RSI : The Saviour
Today we will talk about an indicator that introduces us to very fine precisions of the market. We can make loads of money by using this indicator. You can predict whether it will go up or fall, just by using this indicator only. So, let's look at it.
Points we are going to cover in this topic:
- Introduction to RSI
- How to find RSI's range and its use
- Market Indication
- Divergences
Introduction to RSI
RSI stands for Relative Strength Index. We can predict the direction of the market just by knowing the market's relative strength. Well, you guessed that by its full form, don't you?
RSI's concept has given by J. Welles Wilder Jr. in his book named "New Concepts In Technical Trading Systems."
So come with us, and we will introduce you to the amazing topic of RSI.
Range Of RSI
RSI's range lies between 0 to 100. Generally, we can see its range between 20-80 but it can go under 20 when the market is very bearish and above 80 when it is strongly bullish.
Well, we have seen what is the range of RSI. Now, we will discuss how one can find the range of RSI.
RSI = 100- [100/{1+(Average Gain/Average Loss)}]
Here, the average gain/loss we used is the average percentage gain/loss. The formula has a positive value for the loss.

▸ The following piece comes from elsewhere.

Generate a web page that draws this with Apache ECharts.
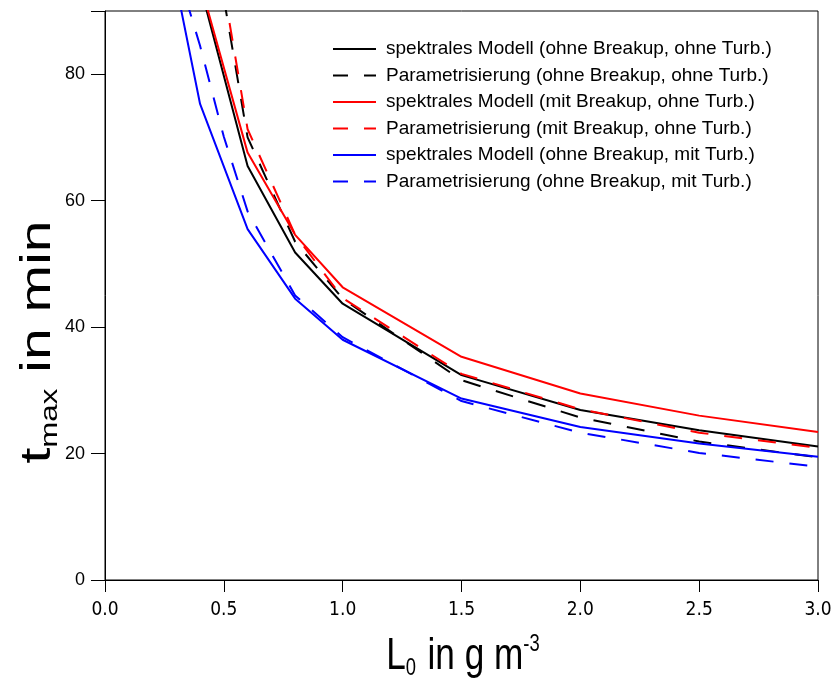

Now, you have seen a formula that describes how to find RSI. But this formula is for Professional Traders. For beginners, we have given a simple yet successful way to find the RSI range.
- When the value of RSI lies between the range of 20-40 then it is a bearish signal that means that there are full chances of the market to be crashed. Please read the graph carefully because the same range can be found just after the market crash. So, keep an eye always on the graph otherwise you will book a loss.
- When the value of RSI lies between 40-60 then it shows a sideways trend. In general, it is also known as a non-trading zone. Because this is a kind of situation where you can not tell the next move of the market's graph.
- When the value of RSI lies in the range of 60-80 then it can be proved as a strong bullish move in the market and chances are that we can make a huge profit from it.
Observation of Grandfather, father and son method:
It is a special kind of method by which we can forecast the direction of the graph. As it is named, if the grandfather is walking at the right place, his son is also at the right place and following him then the child will also be going to the right place. The same thing for charts, if the monthly chart is showing a value of 60+, the weekly view is showing 60+ then it is confirmed that the daily chart's value is also 60+
Understanding Divergence:
Divergence:- Divergence is something that allows you to stop making a loss in the market. This indicates the opposite/changing direction of an asset in a prognosis view.
RSI Divergences:
- Bullish Divergences: It occurs when an asset's trend line is going upwards but suddenly when RSI is coming down then it sends us the Overbought Signal. From there, the market starts falling. So, that's the work of a bullish divergence, 'to indicate the oversold signal before making any loss'.
- Bearish Divergences: When an asset is falling down but RSI makes its move in the upward direction then it is also a 'signal of oversold' and the market may gain its height again. So, this type of situation may be detected by Divergences.
A bar graph can be shown with RSI's trendline which shows us the approximate volume of buyers and sellers at that specific time. And yes, RSI works all like that.